Cutting through steel with the minimum of effort calls for the Broco. This underwater thermal cutting tool is powered by a surface generator which pumps 100 amperes of electricity and 100-per-cent oxygen through a hollow magnesium and steel rod. Once fired up, the underwater flame cuts through steel like a knife through butter.
BACK IN THE WATER
The Royal Engineers have been working in the underwater world since 23 April 1838, when a Colonel Pasley donned the primitive dive gear of the period, slipped below the waters of the River Medway in Kent and made history by becoming the first member of the British armed services to dive. In 1842 Pasley detached a member of his diving team to HMS Excellent to train the Navy in the science of diving - a fact that the Royal Engineers are quick to point out - and the initial training tank at the combined Defence Diving School in Horsea, Portsmouth, is named in the Colonel's honour.
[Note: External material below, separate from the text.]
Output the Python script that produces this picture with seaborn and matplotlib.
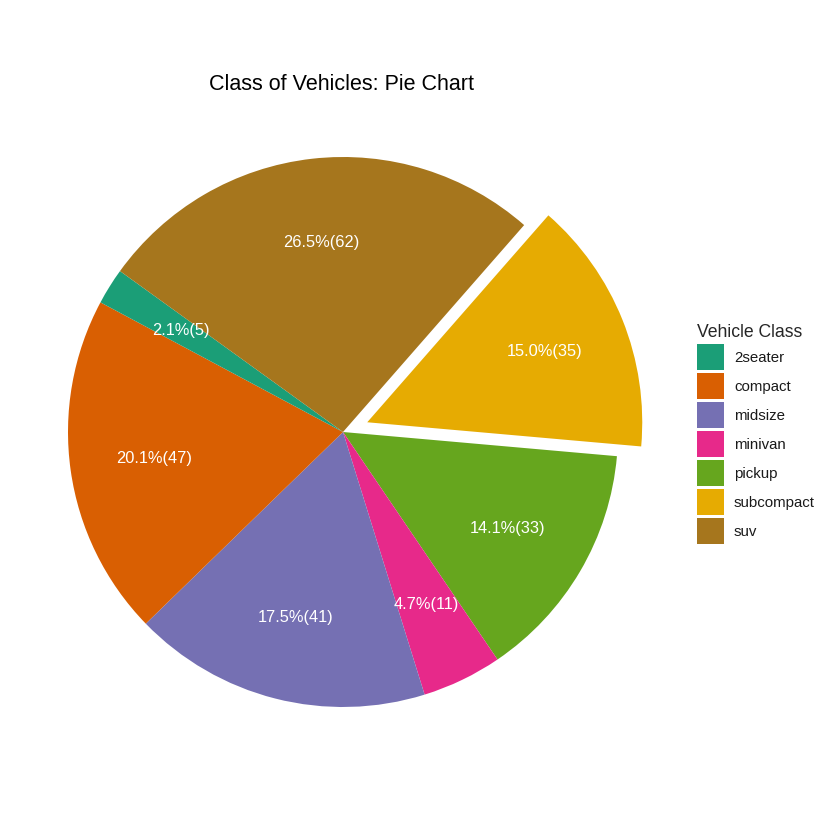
import matplotlib
matplotlib.use("Agg")
import matplotlib.pyplot as plt
from matplotlib.patches import Patch
import seaborn as sns

# Data
classes = ["2seater", "compact", "midsize", "minivan", "pickup", "subcompact", "suv"]
counts = [5, 47, 41, 11, 33, 35, 62]
# drawing order (clockwise from start angle)
draw_order = ["subcompact", "pickup", "minivan", "midsize", "compact", "2seater", "suv"]
exploded = ["subcompact"]
title = "Class of Vehicles: Pie Chart"
legend_title = "Vehicle Class"

sns.set_theme(style="white")
plt.rcParams["font.family"] = ["Liberation Sans", "DejaVu Sans"]

palette = dict(zip(classes, sns.color_palette("Dark2", len(classes))))
count_map = dict(zip(classes, counts))
total = sum(counts)

fig = plt.figure(figsize=(8.4, 8.4), dpi=100)
fig.patch.set_facecolor("white")
ax = fig.add_axes([13 / 840, 78 / 840, 660 / 840, 660 / 840])

vals = [count_map[c] for c in draw_order]
cols = [palette[c] for c in draw_order]
expl = [0.095 if c in exploded else 0.0 for c in draw_order]


def fmt(p):
    n = int(round(p * total / 100.0))
    return f"{p:.1f}%({n})"


wedges, texts, autotexts = ax.pie(
    vals, colors=cols, explode=expl, startangle=48.8, counterclock=False,
    autopct=fmt, pctdistance=0.695, radius=1.0,
    wedgeprops=dict(linewidth=0),
    textprops=dict(color="white", fontsize=11.8),
)
ax.set_xlim(-1.2, 1.2)
ax.set_ylim(-1.2, 1.2)
ax.set_aspect("equal")
ax.axis("off")

fig.text(341.5 / 840, 1 - 85 / 840, title, ha="center", va="center",
         fontsize=15.5, color="black")

handles = [Patch(facecolor=palette[c], edgecolor="none", label=c) for c in classes]
leg = fig.legend(handles=handles, title=legend_title, loc="upper left",
                 bbox_to_anchor=(697 / 840, 1 - 324 / 840), frameon=False,
                 fontsize=10.8, title_fontsize=12.7, handlelength=1.8,
                 handleheight=2.29, labelspacing=0.2, handletextpad=0.67,
                 borderpad=0, borderaxespad=0, alignment="left")
for t in leg.get_texts():
    t.set_color("#1a1a1a")

fig.savefig("out.png", dpi=100, facecolor="white")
The Royal Engineers always travel with a dive team, and in recent conflicts, dive teams have helped clear debris from Kosovan hydro-electric plants, searched wells in Bosnia for evidence of ethnic cleansing - a particularly grim task - and have dealt with a Second World War vintage German bomb found in the bottom of a gasometer in London's East End.
KIT CHECK
The army uses a lot of off-the-shelf civilian dive kit, but with modifications to suit specific needs. The SABA (Swimming Air Breathing) unit comprises a standard BC and a standard 12-litre cylinder plus 3-litre bail-out. For communications and comfort, full-face masks are used - there is a valve block allowing the diver to switch from main to bail-out cylinder without swapping regulators. The valve block also has an external connection point, allowing the standby diver to connect a 7-litre emergency bottle into another diver's air supply.
Although divers are issued with Suunto dive watches, the entire dive is managed and controlled from the surface, with the diver being told when to ascend or make a decompression stop.
For serious underwater work, the industry standard Kirby Morgan hard hats are used for surface supply work, with the umbilical cord supplying air and communications.